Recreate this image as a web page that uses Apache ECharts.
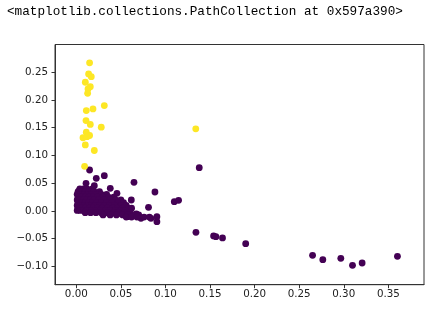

----

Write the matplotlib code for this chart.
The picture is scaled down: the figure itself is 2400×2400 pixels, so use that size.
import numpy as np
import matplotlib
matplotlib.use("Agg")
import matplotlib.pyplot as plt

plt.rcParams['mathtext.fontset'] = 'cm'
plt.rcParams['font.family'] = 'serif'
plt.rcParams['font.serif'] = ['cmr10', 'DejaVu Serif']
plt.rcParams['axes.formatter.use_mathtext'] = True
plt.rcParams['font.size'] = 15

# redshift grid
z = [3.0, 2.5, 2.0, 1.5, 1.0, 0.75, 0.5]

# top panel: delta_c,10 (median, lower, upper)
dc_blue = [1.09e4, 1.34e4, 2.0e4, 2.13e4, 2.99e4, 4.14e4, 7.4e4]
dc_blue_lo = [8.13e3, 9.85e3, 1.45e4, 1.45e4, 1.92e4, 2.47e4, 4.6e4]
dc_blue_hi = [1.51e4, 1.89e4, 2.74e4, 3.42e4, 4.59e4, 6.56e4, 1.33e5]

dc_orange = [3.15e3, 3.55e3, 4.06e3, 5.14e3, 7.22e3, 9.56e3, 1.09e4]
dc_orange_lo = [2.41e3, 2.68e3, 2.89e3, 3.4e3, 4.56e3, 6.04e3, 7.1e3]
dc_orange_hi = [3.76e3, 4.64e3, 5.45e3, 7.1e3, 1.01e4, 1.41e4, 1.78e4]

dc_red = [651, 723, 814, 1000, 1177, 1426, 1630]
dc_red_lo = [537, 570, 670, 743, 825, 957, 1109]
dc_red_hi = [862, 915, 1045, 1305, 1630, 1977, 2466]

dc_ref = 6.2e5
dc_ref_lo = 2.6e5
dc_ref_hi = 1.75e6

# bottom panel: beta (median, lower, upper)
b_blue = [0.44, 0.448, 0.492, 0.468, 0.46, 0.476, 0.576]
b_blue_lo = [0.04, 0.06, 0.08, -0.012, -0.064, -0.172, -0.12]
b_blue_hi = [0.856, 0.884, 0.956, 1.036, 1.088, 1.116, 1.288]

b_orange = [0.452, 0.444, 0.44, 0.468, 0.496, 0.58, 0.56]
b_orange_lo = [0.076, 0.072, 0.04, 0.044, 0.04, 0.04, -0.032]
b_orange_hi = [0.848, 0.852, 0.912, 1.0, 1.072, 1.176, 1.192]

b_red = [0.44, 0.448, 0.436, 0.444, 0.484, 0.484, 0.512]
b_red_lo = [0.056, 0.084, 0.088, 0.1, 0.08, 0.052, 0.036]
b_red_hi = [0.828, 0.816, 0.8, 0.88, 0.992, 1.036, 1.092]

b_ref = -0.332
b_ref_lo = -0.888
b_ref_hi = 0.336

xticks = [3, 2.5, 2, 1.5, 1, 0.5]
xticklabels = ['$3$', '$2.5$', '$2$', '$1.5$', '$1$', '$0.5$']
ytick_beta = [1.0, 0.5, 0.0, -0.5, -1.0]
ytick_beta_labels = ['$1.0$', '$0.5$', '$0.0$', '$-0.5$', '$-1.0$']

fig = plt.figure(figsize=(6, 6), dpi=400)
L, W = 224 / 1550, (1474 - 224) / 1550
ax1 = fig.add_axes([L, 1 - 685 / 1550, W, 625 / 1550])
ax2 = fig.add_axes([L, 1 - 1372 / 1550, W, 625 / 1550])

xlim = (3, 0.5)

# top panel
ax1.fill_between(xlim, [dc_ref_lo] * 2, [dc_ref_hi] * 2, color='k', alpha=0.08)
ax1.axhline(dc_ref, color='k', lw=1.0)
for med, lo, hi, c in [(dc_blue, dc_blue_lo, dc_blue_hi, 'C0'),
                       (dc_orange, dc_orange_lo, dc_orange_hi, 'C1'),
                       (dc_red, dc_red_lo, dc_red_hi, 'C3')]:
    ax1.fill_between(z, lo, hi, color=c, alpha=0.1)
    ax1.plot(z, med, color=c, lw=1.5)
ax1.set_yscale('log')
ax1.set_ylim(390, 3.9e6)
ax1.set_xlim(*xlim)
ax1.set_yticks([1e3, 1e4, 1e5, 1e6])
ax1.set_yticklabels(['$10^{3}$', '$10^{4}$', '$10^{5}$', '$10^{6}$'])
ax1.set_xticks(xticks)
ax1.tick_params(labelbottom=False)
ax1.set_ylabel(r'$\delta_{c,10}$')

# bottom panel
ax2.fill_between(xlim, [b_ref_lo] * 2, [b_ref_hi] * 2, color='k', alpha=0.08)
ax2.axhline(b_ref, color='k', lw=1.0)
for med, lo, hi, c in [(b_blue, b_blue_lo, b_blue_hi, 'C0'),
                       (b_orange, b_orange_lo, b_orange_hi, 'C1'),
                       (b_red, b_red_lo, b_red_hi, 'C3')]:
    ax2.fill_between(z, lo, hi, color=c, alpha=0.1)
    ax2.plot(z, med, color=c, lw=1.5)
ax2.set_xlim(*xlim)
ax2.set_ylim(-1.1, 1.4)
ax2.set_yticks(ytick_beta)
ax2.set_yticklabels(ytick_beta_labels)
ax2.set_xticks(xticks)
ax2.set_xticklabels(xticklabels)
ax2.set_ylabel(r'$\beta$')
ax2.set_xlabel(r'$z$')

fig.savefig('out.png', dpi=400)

----

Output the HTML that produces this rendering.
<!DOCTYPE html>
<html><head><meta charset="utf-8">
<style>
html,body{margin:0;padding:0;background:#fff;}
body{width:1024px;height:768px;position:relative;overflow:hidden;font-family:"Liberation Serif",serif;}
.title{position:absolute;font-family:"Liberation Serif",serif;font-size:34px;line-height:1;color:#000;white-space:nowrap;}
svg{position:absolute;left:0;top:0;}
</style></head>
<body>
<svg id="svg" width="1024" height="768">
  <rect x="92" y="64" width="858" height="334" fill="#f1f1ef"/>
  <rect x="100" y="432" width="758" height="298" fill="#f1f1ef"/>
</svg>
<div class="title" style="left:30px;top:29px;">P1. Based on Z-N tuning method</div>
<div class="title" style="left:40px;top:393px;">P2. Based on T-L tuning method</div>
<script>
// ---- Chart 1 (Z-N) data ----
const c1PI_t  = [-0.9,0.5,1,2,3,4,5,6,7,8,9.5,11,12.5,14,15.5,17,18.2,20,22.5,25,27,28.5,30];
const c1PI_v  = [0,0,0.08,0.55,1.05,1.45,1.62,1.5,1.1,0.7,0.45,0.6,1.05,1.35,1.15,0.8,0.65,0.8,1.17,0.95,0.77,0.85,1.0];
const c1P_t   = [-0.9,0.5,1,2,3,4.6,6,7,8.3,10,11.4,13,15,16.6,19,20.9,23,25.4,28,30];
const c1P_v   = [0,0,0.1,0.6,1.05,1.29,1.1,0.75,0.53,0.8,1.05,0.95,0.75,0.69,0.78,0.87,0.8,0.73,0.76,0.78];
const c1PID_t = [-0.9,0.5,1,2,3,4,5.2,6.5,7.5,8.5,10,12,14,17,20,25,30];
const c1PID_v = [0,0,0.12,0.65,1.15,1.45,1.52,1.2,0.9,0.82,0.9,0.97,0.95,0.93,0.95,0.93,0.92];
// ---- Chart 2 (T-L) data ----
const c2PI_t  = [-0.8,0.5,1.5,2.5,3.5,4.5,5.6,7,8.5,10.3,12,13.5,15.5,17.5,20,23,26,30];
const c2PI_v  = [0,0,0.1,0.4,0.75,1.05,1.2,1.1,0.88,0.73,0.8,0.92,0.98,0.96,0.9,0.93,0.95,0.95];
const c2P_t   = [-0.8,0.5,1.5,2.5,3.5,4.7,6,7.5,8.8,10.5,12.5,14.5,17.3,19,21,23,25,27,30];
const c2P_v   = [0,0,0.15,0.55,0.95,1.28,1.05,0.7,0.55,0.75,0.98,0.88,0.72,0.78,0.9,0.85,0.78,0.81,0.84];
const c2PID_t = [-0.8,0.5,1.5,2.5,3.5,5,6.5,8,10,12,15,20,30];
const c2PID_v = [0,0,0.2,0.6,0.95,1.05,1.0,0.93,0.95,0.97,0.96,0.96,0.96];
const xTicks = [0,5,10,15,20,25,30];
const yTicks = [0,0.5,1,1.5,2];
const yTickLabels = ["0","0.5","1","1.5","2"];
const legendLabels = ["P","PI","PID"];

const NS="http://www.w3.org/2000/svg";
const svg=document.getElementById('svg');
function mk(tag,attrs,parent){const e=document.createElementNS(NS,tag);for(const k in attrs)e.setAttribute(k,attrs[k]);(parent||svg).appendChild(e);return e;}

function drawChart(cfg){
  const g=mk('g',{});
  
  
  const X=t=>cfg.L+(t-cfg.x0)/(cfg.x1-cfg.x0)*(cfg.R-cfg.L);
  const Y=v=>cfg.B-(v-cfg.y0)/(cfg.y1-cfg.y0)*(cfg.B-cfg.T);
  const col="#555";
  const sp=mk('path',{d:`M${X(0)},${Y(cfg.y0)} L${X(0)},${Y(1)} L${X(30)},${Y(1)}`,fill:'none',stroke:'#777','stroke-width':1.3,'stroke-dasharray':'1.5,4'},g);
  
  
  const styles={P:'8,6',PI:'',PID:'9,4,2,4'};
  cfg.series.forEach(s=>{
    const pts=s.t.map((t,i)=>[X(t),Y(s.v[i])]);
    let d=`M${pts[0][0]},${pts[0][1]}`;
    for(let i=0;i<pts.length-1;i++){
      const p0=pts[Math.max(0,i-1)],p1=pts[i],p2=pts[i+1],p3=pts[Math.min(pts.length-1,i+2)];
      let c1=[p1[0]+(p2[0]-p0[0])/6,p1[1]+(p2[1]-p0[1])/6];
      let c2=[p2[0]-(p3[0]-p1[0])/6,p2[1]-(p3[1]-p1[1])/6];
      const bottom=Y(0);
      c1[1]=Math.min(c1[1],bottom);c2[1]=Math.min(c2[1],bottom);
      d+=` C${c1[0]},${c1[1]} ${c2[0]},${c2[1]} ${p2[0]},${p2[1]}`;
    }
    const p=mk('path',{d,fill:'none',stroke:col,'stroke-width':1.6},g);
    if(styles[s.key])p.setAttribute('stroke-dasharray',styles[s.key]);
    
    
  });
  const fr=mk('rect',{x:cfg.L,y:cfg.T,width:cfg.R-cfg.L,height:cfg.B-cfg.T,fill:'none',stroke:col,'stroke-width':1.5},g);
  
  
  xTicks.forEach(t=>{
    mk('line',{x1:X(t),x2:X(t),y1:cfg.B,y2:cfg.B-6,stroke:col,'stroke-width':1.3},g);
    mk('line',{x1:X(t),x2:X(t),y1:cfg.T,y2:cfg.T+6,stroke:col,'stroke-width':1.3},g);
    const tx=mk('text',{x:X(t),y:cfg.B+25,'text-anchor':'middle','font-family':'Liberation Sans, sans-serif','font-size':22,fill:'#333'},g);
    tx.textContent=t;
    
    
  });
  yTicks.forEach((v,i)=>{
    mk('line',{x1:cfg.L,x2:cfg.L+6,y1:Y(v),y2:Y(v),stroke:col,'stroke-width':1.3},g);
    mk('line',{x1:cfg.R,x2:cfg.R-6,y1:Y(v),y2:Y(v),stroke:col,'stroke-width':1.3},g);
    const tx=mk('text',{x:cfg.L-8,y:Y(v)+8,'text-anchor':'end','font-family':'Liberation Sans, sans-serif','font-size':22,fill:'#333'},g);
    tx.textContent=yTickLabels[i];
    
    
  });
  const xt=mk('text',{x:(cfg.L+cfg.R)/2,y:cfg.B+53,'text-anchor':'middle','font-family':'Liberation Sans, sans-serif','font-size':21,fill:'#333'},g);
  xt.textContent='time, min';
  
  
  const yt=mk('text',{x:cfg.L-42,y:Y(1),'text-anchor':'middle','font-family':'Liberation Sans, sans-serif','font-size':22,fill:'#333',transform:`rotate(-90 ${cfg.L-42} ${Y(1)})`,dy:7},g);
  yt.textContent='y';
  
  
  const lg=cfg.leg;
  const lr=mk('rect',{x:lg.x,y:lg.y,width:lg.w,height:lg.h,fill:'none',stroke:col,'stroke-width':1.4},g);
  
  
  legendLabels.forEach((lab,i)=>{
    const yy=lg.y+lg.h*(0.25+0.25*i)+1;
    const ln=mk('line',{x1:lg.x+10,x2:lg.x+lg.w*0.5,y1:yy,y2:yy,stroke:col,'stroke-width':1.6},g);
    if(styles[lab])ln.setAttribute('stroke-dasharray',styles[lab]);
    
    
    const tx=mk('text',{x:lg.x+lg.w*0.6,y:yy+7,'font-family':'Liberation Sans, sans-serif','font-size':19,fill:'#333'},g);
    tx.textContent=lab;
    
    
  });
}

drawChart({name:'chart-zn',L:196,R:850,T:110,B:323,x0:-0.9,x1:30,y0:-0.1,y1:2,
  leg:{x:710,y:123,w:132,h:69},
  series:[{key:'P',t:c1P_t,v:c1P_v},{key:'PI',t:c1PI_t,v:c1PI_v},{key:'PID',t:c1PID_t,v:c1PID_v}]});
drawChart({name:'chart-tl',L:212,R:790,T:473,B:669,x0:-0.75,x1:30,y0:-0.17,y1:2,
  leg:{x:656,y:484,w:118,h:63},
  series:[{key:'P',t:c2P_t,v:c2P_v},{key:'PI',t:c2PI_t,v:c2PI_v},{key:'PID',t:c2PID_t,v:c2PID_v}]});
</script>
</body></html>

----

◆ **What is expected**: Return exactly the lines above from the line that has "The picture is" through the line that has "z = [3.0, 2.5, 2.0, 1.5, 1.0, 0.75, 0.5]", inclusive, and nothing else.

◆ **Exercise solution**:
The picture is scaled down: the figure itself is 2400×2400 pixels, so use that size.
import numpy as np
import matplotlib
matplotlib.use("Agg")
import matplotlib.pyplot as plt

plt.rcParams['mathtext.fontset'] = 'cm'
plt.rcParams['font.family'] = 'serif'
plt.rcParams['font.serif'] = ['cmr10', 'DejaVu Serif']
plt.rcParams['axes.formatter.use_mathtext'] = True
plt.rcParams['font.size'] = 15

# redshift grid
z = [3.0, 2.5, 2.0, 1.5, 1.0, 0.75, 0.5]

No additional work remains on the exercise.